Utterly meaningless star rating alert! Beyond Good and Evil (BGE) is truly a remarkable book, in my opinion, the ideal starting point for delving into Nietzsche's works. It presents his most crucial ideas in easily digestible portions, unlike Thus Spoke Zarathustra, which is overly elaborate and self-absorbed, making it difficult for me to even flip through. Additionally, it has no pretensions of unity, distinguishing it from On the Genealogy of Morality, which sacrifices transparency for the sake of achieving that unity. Friedrich Nietzsche's writing style shines brightest in paragraphs, and that's precisely what we find here. He is infinitely more enjoyable to read than any other philosopher I've encountered. I've never felt this more strongly than during my reading of BGE.
However, it must be noted that his reasoning is transparently flawed. He fails to approach themes outside of his own with the same rigor as his pet themes. For instance, why is he so eager to discuss the 'history' of Christianity yet so reluctant to explore the history of misogyny? He never acknowledges the blatant absurdities in his positions. If all people construct their reality through interpretation, why assume the existence of any 'natural' givens, as he does with instinct? And if all people create their reality by interpretation, why should we privilege Nietzsche's interpretation over the then-dominant liberal Christianism?
These inconsistencies make it clear that he believes his thought is distinct from previous philosophies, stating that "every great philosophy to date has been the personal confession of its author." It's equally evident that his work, perhaps more than any other (with the possible exception of Rousseau), is driven by his own idiosyncrasies. This desire to be a unique snowflake pervades BGE. Nietzsche begins by distancing himself from other 'free thinkers.' He refuses to martyr himself to the 'truth' of atheism. He transcends both utilitarianism and Kantianism, claims to have overcome all morals, and shifts the burden of proof to those who advocate for doing good to others as a worthy pursuit. He goes beyond the Enlightenment, which assumed a 'good' world, and beyond Christianity, which posits a bad one, instead envisioning a mutable, already interpreted world.
Yet, he is rather slippery on this point. At times, he attempts to penetrate beneath all that interpretation to reach the text itself; at other times, he values the interpretation over the text; and sometimes, he implies that there is no text at all. The true 'free spirits' will be experimenters, ultra-individualistic, and ultra-elitist. While the free-thinkers (borrowing from Berlin) strive for negative freedom, Nietzsche and the future philosophers aim for positive freedom.
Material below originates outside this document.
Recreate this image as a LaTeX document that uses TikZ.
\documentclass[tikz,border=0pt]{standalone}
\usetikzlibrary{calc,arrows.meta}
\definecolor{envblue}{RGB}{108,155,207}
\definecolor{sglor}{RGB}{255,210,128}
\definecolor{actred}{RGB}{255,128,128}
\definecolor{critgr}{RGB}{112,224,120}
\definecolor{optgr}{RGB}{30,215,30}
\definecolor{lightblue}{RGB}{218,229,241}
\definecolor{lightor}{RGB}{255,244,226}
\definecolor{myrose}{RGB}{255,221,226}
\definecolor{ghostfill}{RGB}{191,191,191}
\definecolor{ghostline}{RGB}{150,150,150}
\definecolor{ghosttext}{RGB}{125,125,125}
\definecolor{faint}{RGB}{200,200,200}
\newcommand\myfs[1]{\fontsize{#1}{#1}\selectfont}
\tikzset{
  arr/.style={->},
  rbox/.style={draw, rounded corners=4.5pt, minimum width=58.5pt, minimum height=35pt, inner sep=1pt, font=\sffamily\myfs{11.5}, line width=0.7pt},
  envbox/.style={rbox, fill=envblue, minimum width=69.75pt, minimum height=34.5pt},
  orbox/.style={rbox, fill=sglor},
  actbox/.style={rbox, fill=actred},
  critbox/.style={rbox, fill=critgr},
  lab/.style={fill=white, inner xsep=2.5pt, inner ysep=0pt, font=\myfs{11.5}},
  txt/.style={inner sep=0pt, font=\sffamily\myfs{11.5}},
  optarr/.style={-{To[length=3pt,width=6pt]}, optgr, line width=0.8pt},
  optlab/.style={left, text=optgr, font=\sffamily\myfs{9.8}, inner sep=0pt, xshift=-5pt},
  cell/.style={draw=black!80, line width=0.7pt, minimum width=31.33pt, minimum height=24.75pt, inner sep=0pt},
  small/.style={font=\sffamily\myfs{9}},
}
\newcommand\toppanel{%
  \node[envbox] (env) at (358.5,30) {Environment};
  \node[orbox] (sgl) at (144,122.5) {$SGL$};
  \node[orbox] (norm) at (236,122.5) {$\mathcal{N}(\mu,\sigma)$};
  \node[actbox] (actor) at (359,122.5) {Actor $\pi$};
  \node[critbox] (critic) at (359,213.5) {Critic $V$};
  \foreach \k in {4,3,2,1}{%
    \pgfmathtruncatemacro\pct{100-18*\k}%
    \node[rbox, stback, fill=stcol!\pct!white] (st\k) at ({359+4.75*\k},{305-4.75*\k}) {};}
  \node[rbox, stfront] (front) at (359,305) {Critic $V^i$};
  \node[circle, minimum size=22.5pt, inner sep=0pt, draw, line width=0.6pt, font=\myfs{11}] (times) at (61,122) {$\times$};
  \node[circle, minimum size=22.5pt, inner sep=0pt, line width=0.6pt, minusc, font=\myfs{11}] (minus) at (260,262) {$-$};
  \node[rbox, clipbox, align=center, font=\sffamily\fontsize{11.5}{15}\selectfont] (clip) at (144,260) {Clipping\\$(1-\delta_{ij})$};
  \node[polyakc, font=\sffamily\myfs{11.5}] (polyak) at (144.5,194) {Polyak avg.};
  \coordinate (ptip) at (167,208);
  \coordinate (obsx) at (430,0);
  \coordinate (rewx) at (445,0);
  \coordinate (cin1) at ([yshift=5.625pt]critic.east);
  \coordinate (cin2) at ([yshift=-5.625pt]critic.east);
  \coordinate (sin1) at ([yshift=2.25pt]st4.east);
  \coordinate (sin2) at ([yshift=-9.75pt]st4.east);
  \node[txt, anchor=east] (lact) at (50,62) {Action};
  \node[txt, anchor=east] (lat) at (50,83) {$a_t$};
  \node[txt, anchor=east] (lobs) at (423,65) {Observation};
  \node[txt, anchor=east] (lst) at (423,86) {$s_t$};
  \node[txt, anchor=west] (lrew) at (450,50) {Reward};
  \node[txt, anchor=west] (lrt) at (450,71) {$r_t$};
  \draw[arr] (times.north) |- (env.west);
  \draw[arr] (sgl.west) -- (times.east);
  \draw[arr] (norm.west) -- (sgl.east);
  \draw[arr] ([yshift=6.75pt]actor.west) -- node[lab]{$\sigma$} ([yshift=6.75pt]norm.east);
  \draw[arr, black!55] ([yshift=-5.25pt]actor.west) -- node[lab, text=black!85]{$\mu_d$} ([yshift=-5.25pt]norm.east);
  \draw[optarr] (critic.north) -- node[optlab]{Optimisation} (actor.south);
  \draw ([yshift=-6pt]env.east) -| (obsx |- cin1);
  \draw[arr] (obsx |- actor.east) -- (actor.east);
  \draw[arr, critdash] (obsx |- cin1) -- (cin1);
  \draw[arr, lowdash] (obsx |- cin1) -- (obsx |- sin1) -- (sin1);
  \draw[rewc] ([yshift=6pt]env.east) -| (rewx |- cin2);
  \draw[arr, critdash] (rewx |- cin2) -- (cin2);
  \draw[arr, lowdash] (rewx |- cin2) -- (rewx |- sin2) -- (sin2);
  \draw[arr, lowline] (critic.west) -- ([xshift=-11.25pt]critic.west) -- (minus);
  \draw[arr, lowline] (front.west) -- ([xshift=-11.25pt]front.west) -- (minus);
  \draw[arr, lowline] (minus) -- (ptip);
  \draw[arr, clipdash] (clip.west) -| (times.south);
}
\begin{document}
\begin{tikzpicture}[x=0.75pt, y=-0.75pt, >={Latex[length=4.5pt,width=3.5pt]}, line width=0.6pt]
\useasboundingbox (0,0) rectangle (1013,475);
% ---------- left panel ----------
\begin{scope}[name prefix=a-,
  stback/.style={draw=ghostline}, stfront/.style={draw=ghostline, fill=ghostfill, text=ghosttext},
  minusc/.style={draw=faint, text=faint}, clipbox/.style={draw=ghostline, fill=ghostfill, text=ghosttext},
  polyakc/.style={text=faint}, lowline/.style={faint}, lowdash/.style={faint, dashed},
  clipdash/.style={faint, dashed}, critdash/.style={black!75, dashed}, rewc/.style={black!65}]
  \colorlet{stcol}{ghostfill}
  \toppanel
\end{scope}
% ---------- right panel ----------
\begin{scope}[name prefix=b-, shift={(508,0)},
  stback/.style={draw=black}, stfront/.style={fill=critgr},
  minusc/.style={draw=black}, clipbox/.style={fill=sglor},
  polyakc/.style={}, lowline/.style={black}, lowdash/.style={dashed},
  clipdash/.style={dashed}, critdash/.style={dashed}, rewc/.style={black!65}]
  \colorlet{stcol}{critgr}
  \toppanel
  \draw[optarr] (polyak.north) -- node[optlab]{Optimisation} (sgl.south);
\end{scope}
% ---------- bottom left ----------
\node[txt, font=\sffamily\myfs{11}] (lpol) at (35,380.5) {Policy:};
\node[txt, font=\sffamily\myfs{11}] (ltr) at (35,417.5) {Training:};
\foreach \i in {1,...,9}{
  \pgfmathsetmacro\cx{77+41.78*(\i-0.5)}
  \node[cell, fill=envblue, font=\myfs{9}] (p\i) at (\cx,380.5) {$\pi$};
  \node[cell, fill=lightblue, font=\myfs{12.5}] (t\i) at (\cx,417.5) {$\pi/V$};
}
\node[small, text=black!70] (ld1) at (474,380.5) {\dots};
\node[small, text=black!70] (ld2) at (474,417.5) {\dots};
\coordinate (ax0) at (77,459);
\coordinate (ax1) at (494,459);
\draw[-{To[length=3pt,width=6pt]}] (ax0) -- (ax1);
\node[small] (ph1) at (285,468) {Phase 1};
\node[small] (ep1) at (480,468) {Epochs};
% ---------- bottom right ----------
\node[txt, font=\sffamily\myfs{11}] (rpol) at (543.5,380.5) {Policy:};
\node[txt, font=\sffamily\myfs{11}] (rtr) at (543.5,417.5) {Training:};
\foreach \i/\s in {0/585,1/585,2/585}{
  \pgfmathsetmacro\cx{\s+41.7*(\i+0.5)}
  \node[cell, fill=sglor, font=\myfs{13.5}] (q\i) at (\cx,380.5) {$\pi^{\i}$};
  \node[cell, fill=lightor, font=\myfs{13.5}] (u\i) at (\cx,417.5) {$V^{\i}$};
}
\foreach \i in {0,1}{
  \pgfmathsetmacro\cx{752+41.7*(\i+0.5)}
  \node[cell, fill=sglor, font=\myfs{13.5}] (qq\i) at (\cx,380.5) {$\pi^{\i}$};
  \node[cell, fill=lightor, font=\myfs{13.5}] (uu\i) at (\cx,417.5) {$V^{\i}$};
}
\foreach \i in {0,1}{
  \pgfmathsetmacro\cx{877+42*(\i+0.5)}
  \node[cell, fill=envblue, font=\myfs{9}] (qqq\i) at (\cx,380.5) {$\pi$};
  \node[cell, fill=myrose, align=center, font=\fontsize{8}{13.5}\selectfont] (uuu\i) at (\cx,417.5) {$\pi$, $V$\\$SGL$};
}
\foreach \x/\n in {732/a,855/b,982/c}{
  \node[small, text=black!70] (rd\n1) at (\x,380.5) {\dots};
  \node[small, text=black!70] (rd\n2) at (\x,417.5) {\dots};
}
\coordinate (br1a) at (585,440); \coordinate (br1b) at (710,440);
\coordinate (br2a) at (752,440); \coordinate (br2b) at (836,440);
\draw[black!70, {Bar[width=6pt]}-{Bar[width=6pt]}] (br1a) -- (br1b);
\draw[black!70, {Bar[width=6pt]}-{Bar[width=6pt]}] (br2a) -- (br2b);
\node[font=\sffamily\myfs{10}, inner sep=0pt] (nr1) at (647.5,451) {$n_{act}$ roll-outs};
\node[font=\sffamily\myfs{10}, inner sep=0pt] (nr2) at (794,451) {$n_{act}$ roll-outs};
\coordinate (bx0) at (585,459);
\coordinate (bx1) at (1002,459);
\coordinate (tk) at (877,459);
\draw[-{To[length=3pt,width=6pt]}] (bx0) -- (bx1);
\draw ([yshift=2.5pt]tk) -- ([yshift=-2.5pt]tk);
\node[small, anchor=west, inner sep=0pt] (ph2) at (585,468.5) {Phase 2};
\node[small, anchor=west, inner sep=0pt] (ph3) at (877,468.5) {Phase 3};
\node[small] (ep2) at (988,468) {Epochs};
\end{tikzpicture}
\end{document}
Sadly for Nietzsche, who was deeply oppressed by nearly everything, religion was suppressing the free spirits. On the other hand, it did train the great to be great and deceive the weak into submission. I'm intrigued to know what Nietzsche would have thought of the Ayn Rands and neo-Darwinians who employ materialism, atheism, and economics to achieve similar ends.
So far, we've covered act one. Now, let's move on to act two. In section 5, we encounter a shorter, less absurd version of On the Genealogy of Morality, but it still suffers from some of the same reflexivity issues. We're told to conduct a genealogical reading of moral philosophies... but not Nietzsche's. All young sciences make outrageous, unprovable claims due to a lack of skepticism... except Nietzsche's. Christianity is deemed foolish... but Nietzsche's fanatical messianism is considered legitimate.
We learn that true philosophers are just like Nietzsche, while scholars are presumably those who didn't appreciate The Birth of Tragedy. Philosophers create values rather than simply justifying pre-existing ones and are opposed to their own times. The new philosophical virtues will include pluralism, spite, dissection, hierarchy, self-interest, individualism for the elite, absence of pity, laughter, good taste, dutiful immoralism, honest harshness, cruelty, misogyny, and not being English.
As a friend of mine once said about later philosophers with similar ideas, there will always be an audience for this because there will always be self-important teenagers. The final section is perhaps the best, yet it also reveals Nietzsche at his worst: a small, lonely, intelligent man, consumed by rage at his own failures, compelled to invent a mythology that justifies his sense of superiority. He has a different morality from others; he is a master, while we, the common folk, have a slave morality. One can only hope that the masters would truly retire to write bitter pamphlets instead of seizing control of the commanding heights of the world economy, where they create values that Nietzsche would have despised and that might have led him to reevaluate his more adolescent fantasies of self-sufficient genius.
Despite the inconsistencies, absurdities, and misogyny, BGE is filled with genuinely fascinating and significant insights. The irony of Nietzsche's career is that he is at his best when undermining others, that is, when he is functioning as a critic rather than a creator of new values and the like. His 'creation' amounts to little more than an inversion of whatever others say (they advocate being good to others; he says be good to oneself), accompanied by some post-positivist babble about nature and evolution. His criticisms, however, are devastating for much of the philosophical tradition. If only he had adhered to that and recognized the main meta-philosophical lesson of Hegel: the owl of Minerva flies at dusk.